Tutte le novità della Napoli settecentesca entravano nel presepe, che non proiettava più solo la sacralità della nascita di Cristo ma anche l’attualità del mondo locale, dai primi spaghetti colorati di rosso pomodoro ai forni per le pizze che i napoletani iniziavano a mangiare; dalla frutta alla verdura di cui la città era ricca; dalle mozzarelle alla cacciagione; dai costumi di Terra di Lavoro, Basilicata e Calabria agli abiti dei pastori d’Abruzzo; dai mandolini alle carte da gioco. Tutto ciò che accadeva nel mondo reale del Regno trovava spazio nel presepe. Ancora oggi, la mondanità profana continua a entrare prepotentemente nelle creazioni di San Gregorio Armeno, con pastori dalle sembianze di capi di Stato, uomini politici, sportivi e vip vari.

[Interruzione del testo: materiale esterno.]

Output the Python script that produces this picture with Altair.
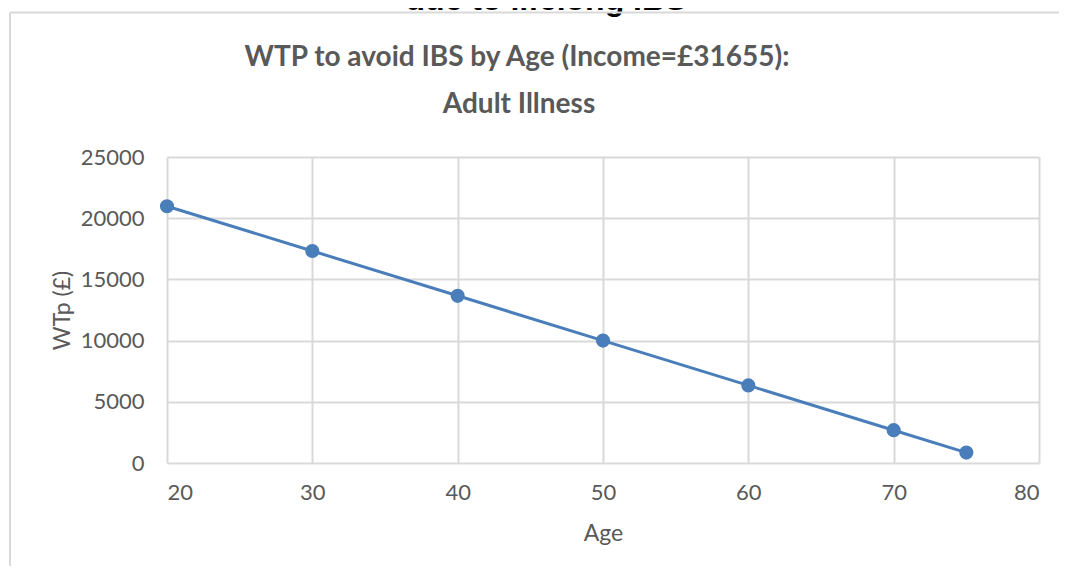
import altair as alt
import pandas as pd

# ---- data ----
ages = [20, 30, 40, 50, 60, 70, 75]
wtp = [20980, 17320, 13660, 10000, 6340, 2680, 850]
x_ticks = [20, 30, 40, 50, 60, 70, 80]
y_ticks = [0, 5000, 10000, 15000, 20000, 25000]
title_line1 = ["WTP to avoid IBS by Age (Income=£31655):"]
title_line2 = ["Adult Illness"]
header_text = ["due to lifelong IBS"]

df = pd.DataFrame({"Age": ages, "WTp": wtp})

FONT = "Lato"
GRAY = "#595959"
GRID = "#d9d9d9"
BLUE = "#4a7ebb"

x_enc = alt.X(
    "Age:Q",
    scale=alt.Scale(domain=[20, 80], nice=False, zero=False),
    axis=alt.Axis(
        values=x_ticks, format="d", title="Age", grid=True, gridColor=GRID, gridWidth=2,
        domain=False, ticks=False, labelFont=FONT, labelFontSize=22,
        labelColor=GRAY, labelPadding=19, titleFont=FONT, titleFontSize=23,
        titleFontWeight="normal", titleColor=GRAY, titlePadding=19,
    ),
)
y_enc = alt.Y(
    "WTp:Q",
    scale=alt.Scale(domain=[0, 25000], nice=False),
    axis=alt.Axis(
        values=y_ticks, format="d", title="WTp (£)", grid=True, gridColor=GRID, gridWidth=2,
        domain=False, ticks=False, labelFont=FONT, labelFontSize=22,
        labelColor=GRAY, labelPadding=23, titleFont=FONT, titleFontSize=23,
        titleFontWeight="normal", titleColor=GRAY, titlePadding=6,
    ),
)

line = alt.Chart(df).mark_line(color=BLUE, strokeWidth=3).encode(x=x_enc, y=y_enc)
pts = alt.Chart(df).mark_circle(color=BLUE, size=200, opacity=1).encode(x="Age:Q", y="WTp:Q")

one = pd.DataFrame({"k": [0]})
frame_left = alt.Chart(one).mark_rule(color=GRID, strokeWidth=2).encode(
    x=alt.value(-157), y=alt.value(-144.5), y2=alt.value(420)
)
frame_top = alt.Chart(one).mark_rule(color=GRID, strokeWidth=2).encode(
    x=alt.value(-157), x2=alt.value(900), y=alt.value(-144.5)
)

header = alt.Chart(pd.DataFrame({"t": header_text})).mark_text(
    font="Liberation Sans", fontSize=32, fontWeight="bold", color="#000000",
    align="center", baseline="alphabetic",
).encode(text="t:N", x=alt.value(379), y=alt.value(-147))

t1 = alt.Chart(pd.DataFrame({"t": title_line1})).mark_text(
    font=FONT, fontSize=28, fontWeight="bold", color=GRAY,
    align="center", baseline="alphabetic",
).encode(text="t:N", x=alt.value(350), y=alt.value(-91))

t2 = alt.Chart(pd.DataFrame({"t": title_line2})).mark_text(
    font=FONT, fontSize=28, fontWeight="bold", color=GRAY,
    align="center", baseline="alphabetic",
).encode(text="t:N", x=alt.value(352), y=alt.value(-44))

chart = (
    alt.layer(line, pts, header, frame_left, frame_top, t1, t2)
    .properties(
        width=872, height=306, autosize="none",
        padding={"left": 159, "top": 149, "right": 20, "bottom": 103},
    )
    .configure_view(strokeWidth=0)
)

chart.save("out.html", embed_options={"renderer": "svg", "actions": False})
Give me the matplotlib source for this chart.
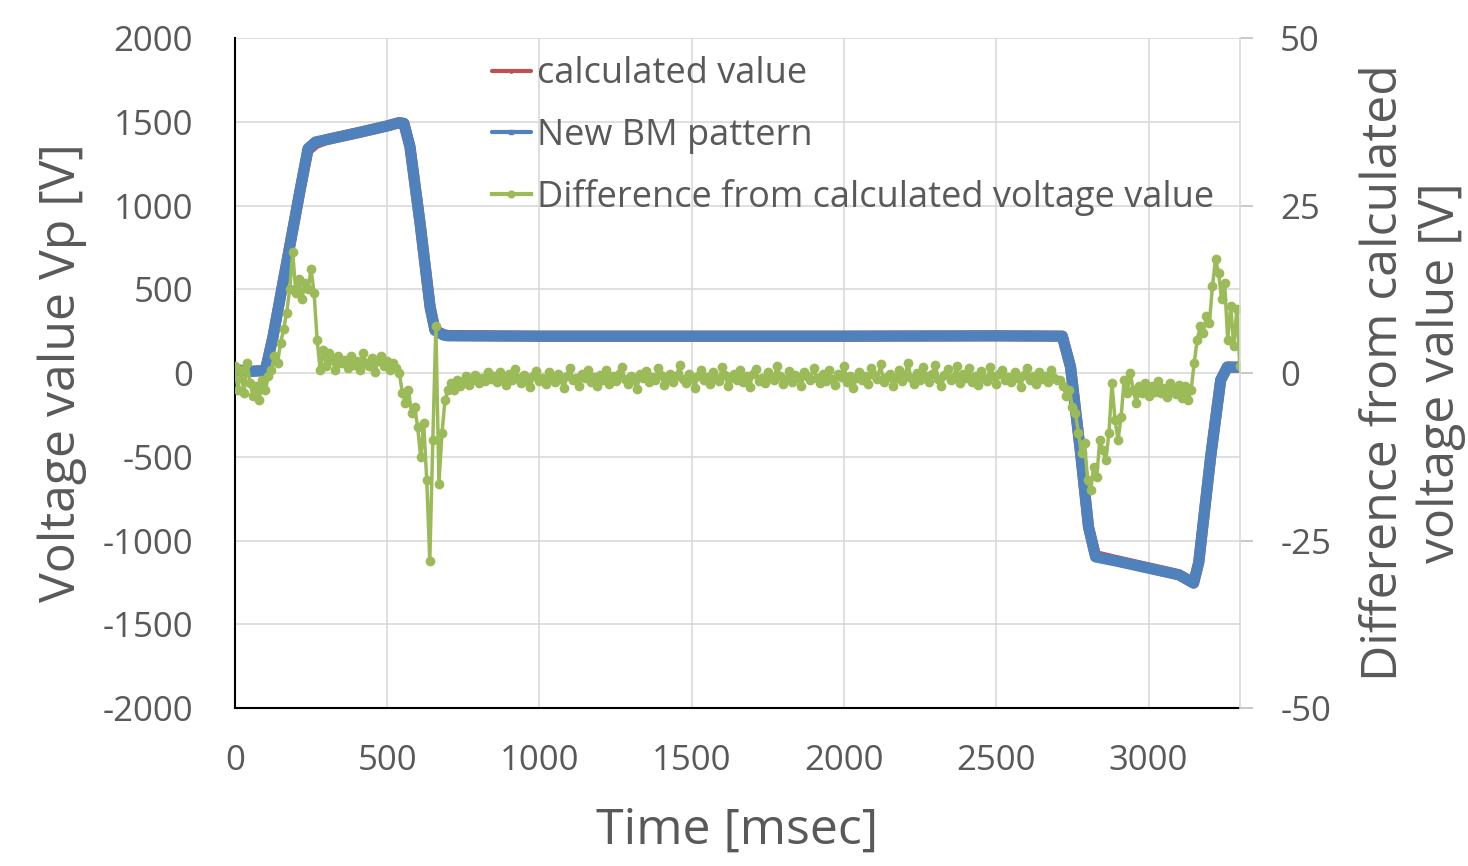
import numpy as np
import matplotlib
matplotlib.use("Agg")
import matplotlib.pyplot as plt

plt.rcParams['font.family'] = ['Open Sans', 'DejaVu Sans']
plt.rcParams['axes.unicode_minus'] = False

# voltage patterns (time in msec, voltage in V)
volt_t = [0, 50, 100, 125, 160, 190, 215, 240, 265, 300, 400, 500, 540, 555, 575, 608,
          641, 657, 684, 700, 1000, 1500, 2000, 2500, 2717, 2744, 2777, 2803, 2826, 2900,
          3000, 3100, 3148, 3165, 3204, 3237, 3259, 3280, 3300]
calc_v = [20, 10, 15, 215, 560, 854, 1100, 1330, 1370, 1393, 1433, 1475, 1495, 1490, 1350, 895,
          395, 256, 230, 224, 220, 220, 220, 222, 220, 36, -478, -919, -1090, -1122, -1163,
          -1204, -1254, -1130, -501, -42, 36, 35, 35]
bm_v = [20, 10, 15, 215, 560, 854, 1100, 1340, 1380, 1393, 1433, 1475, 1495, 1490, 1350, 895,
        395, 256, 227, 222, 220, 220, 220, 222, 220, 36, -478, -919, -1098, -1125, -1165,
        -1205, -1254, -1130, -501, -42, 36, 35, 35]

# difference from calculated voltage [V], one reading every 10 msec from 0
diff_v = [
    1.0, -2.5, 0.5, -3.0, 1.5, -1.5, -3.5, -2.0, -4.0, -1.0, -2.5,
    -0.5, 0.5, 2.5, 1.5, 4.5,
    6.5, 9.0, 12.5, 18.0,
    12.0, 14.0, 11.0, 13.5, 12.5, 15.5,
    12.0, 5.0, 0.5,
    3.5, 1.0, 3.0, 2.0, 0.5, 2.5, 1.5, 2.0, 0.8, 2.5, 1.2, 1.8, 0.5, 3.0, 1.5, 1.0,
    2.2, 0.2, 1.8, 2.5, 1.0, 1.8, 0.5, 1.5, 0.8, 0.0,
    -3.0, -4.5, -2.5, -6.0, -5.0, -8.0,
    -12.5, -7.5, -16.0, -28.0, -10.0, 7.0, -16.5, -9.0, -4.0, -2.5,
    -1.5, -2.5, -1.0, -2.0, -1.2, -0.5, -1.8, -1.0, -0.3, -1.5, -0.8, -1.2, 0.2, -0.9,
    -0.4, -1.3, 0.2, -0.9, -1.8, -0.2, -1.1, 0.6, -0.7, -1.5,
    -0.3, -1.0, -2.1, -0.5, 0.3, -1.2, -0.8, -1.6, 0.1, -0.6,
    -1.4, -0.1, -0.9, -2.3, -0.4, 0.8, -1.1, -0.7, -1.9, -0.2,
    -0.8, 0.4, -1.3, -0.6, -2.0, -0.3, -1.0, 0.5, -1.6, -0.5,
    -1.2, -0.2, 0.9, -0.9, -1.7, -0.4, -1.1, -2.4, -0.1, -0.7,
    0.3, -1.4, -0.6, -1.0, 0.7, -0.3, -1.8, -0.8, -0.2, -1.3,
    -0.5, 1.2, -0.9, -1.5, -0.1, -0.7, -2.2, -0.4, 0.4, -1.1,
    -0.6, -1.6, 0.2, -0.8, -1.2, 0.9, -0.3, -1.9, -0.7, -0.2,
    -1.0, 0.5, -1.4, -0.5, -2.1, -0.2, 0.6, -1.2, -0.8, -1.5,
    0.1, -0.6, -1.1, 1.0, -0.4, -1.7, -0.9, 0.3, -1.3, -0.3,
    -0.8, -2.0, 0.2, -0.5, -1.0, 0.8, -0.7, -1.5, -0.2, -1.2,
    0.5, -0.9, -1.8, -0.1, -0.6, 1.1, -1.3, -0.4, -2.2, -0.8,
    0.2, -1.1, -0.5, -1.6, 0.7, -0.3, -0.9, 1.3, -1.4, -0.6,
    -0.2, -1.9, -0.7, 0.4, -1.2, -0.4, 1.5, -0.8, -1.6, 0.0,
    -1.0, 0.9, -0.5, -1.4, -0.1, 1.2, -0.9, -2.0, -0.3, 0.6,
    -1.1, -0.6, 1.0, -1.5, -0.2, -0.8, 0.7, -1.3, -0.4, -1.8,
    0.3, -0.7, -1.2, 0.9, -0.5, -1.6, -0.1, 0.5, -1.0, -0.6,
    -1.4, 0.2, -0.8, -2.1, -0.3, 0.8, -1.1, -0.5, -1.7, 0.1,
    -0.9, -0.4, -1.3, 0.4, -0.7, -1.0,
    -1.0, -2.0, -3.5, -2.5, -5.0, -6.0, -9.0, -12.0, -10.5, -16.0,
    -17.5, -14.0, -15.5, -10.0, -11.5, -13.0, -9.0, -1.5, -7.0, -10.0,
    -6.5, -1.0, -3.0, 0.0, -2.5, -4.5, -2.0, -3.0, -1.5, -3.5, -2.0, -2.8,
    -1.2, -3.0, -2.2, -3.6, -1.5, -2.6, -3.2, -1.8, -3.8, -2.0, -4.0, -2.5,
    1.5, 5.0, 7.0, 6.0, 8.5, 7.5, 13.0, 17.0, 15.0, 11.0, 13.5, 5.0, 10.0, 4.0, 9.5, 1.0,
]
diff_t = np.arange(len(diff_v)) * 10

x_ticks = [0, 500, 1000, 1500, 2000, 2500, 3000]
y_ticks = [-2000, -1500, -1000, -500, 0, 500, 1000, 1500, 2000]
y2_ticks = [-50, -25, 0, 25, 50]

grey = '#595959'
fig = plt.figure(figsize=(14.68, 8.66), dpi=100)
ax = fig.add_axes([0.160, 0.1824, 0.6846, 0.7737])
ax2 = ax.twinx()

l1, = ax.plot(volt_t, calc_v, color='#c0504d', lw=8, marker='o', ms=3,
              solid_joinstyle='round', solid_capstyle='round', label='calculated value')
l2, = ax.plot(volt_t, bm_v, color='#4f81bd', lw=8, marker='s', ms=3,
              solid_joinstyle='round', solid_capstyle='round', label='New BM pattern')
l3, = ax2.plot(diff_t, diff_v, color='#9bbb59', lw=2.5, marker='o', ms=6,
               label='Difference from calculated voltage value')

ax.set_xlim(0, 3300)
ax.set_ylim(-2000, 2000)
ax2.set_ylim(-50, 50)
ax.set_xticks(x_ticks)
ax.set_yticks(y_ticks)
ax2.set_yticks(y2_ticks)

ax.grid(True, color='#d9d9d9', lw=1.2)
ax.set_axisbelow(True)
ax.tick_params(axis='both', length=0, labelsize=25, labelcolor=grey)
ax.tick_params(axis='x', pad=26)
ax.tick_params(axis='y', pad=30)
ax2.tick_params(axis='y', length=9, width=1.2, color='#bfbfbf', direction='out',
                labelsize=25, labelcolor=grey, pad=20)

for a in (ax, ax2):
    for s in a.spines.values():
        s.set_visible(False)
ax.spines['left'].set_visible(True)
ax.spines['left'].set_color('black')
ax.spines['left'].set_linewidth(1.5)
ax.spines['bottom'].set_visible(True)
ax.spines['bottom'].set_color('black')
ax.spines['bottom'].set_linewidth(1.5)
ax2.spines['right'].set_visible(True)
ax2.spines['right'].set_color('#d9d9d9')
ax2.spines['right'].set_linewidth(1.2)

ax.set_xlabel('Time [msec]', fontsize=36, color=grey, va='center')
ax.xaxis.set_label_coords(0.5, -0.184)
ax.set_ylabel('Voltage value Vp [V]', fontsize=36, color=grey, va='center')
ax.yaxis.set_label_coords(-0.172, 0.5)
ax2.set_ylabel('Difference from calculated\nvoltage value [V]', fontsize=36, color=grey,
               va='center', ha='center', rotation=90, linespacing=1.2)
ax2.yaxis.set_label_coords(1.172, 0.5)

leg = ax2.legend(handles=[l1, l2, l3], loc='upper left', bbox_to_anchor=(0.241, 0.994),
                 frameon=False, fontsize=26, handlelength=1.1, handletextpad=0.15,
                 labelspacing=0.7, borderaxespad=0.0, markerscale=0.8)
for t in leg.get_texts():
    t.set_color(grey)
for h in leg.legend_handles:
    h.set_linewidth(3)

fig.savefig('out.png', dpi=100)
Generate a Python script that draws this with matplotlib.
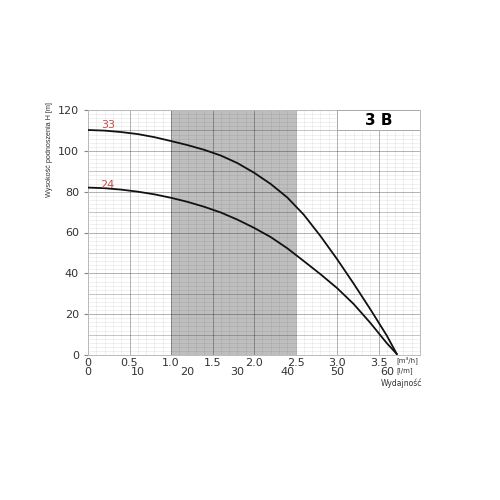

Salito al trono di Spagna, Carlo III porto con sé un grande presepe napoletano e alcuni artigiani che gli consentirono di avviare la tradizione anche a Madrid, dopo che i rapporti tra Napoli e la Spagna avevano già prodotto una corrente catalana a Barcellona.
Nella prima metà dell’Ottocento, al termine del Regno di Ferdinando I delle Due Sicilie, la grande stagione della moda presepiale si spense lentamente e con essa anche la passione sfrenata e dispendiosa dei napoletani per quegli allestimenti che, una volta smontati, divennero preziosi oggetti d’arte da vendere. Di quei completi esemplari, pochissimi sono giunti a noi e ciò che si è salvato è stato trasferito al Museo di San Martino e alla Reggia di Caserta, ma anche al Museo nazionale bavarese di Monaco di Baviera, dove sono esposte importantissime collezioni. L’arte si trasformò nel Novecento in artigianato, quello pregiato di San Gregorio Armeno o anche quello popolare delle tante famiglie napoletane che continuarono la tradizione costruendo presepi sempre nuovi, talvolta con mezzi propri o attingendo proprio dalla nota strada del centro antico di Napoli. Ed è così che si usa fare ancora oggi. La massiccia emigrazione fece si che il presepe napoletano si diffondesse al Nord-Italia e anche all’estero, dove diverse correnti si sono sviluppate. Ma il presepe moderno, nell’aspetto più diffuso e ammirato, resta una tradizione che ha in Napoli il suo epicentro e che, nonostante il consumismo imperante, sopravvive a fatica all’usanza pagana dell’albero di Natale, accettato anche dal mondo cattolico e diffusosi dall’Ottocento in Europa e nel mondo.
Così Napoli ha lasciato la sua impronta anche sul Natale occidentale, partendo alla conquista dell’Italia, dove, insieme alla tradizione borbonica del presepe, è stata adottata anche quella della tombola.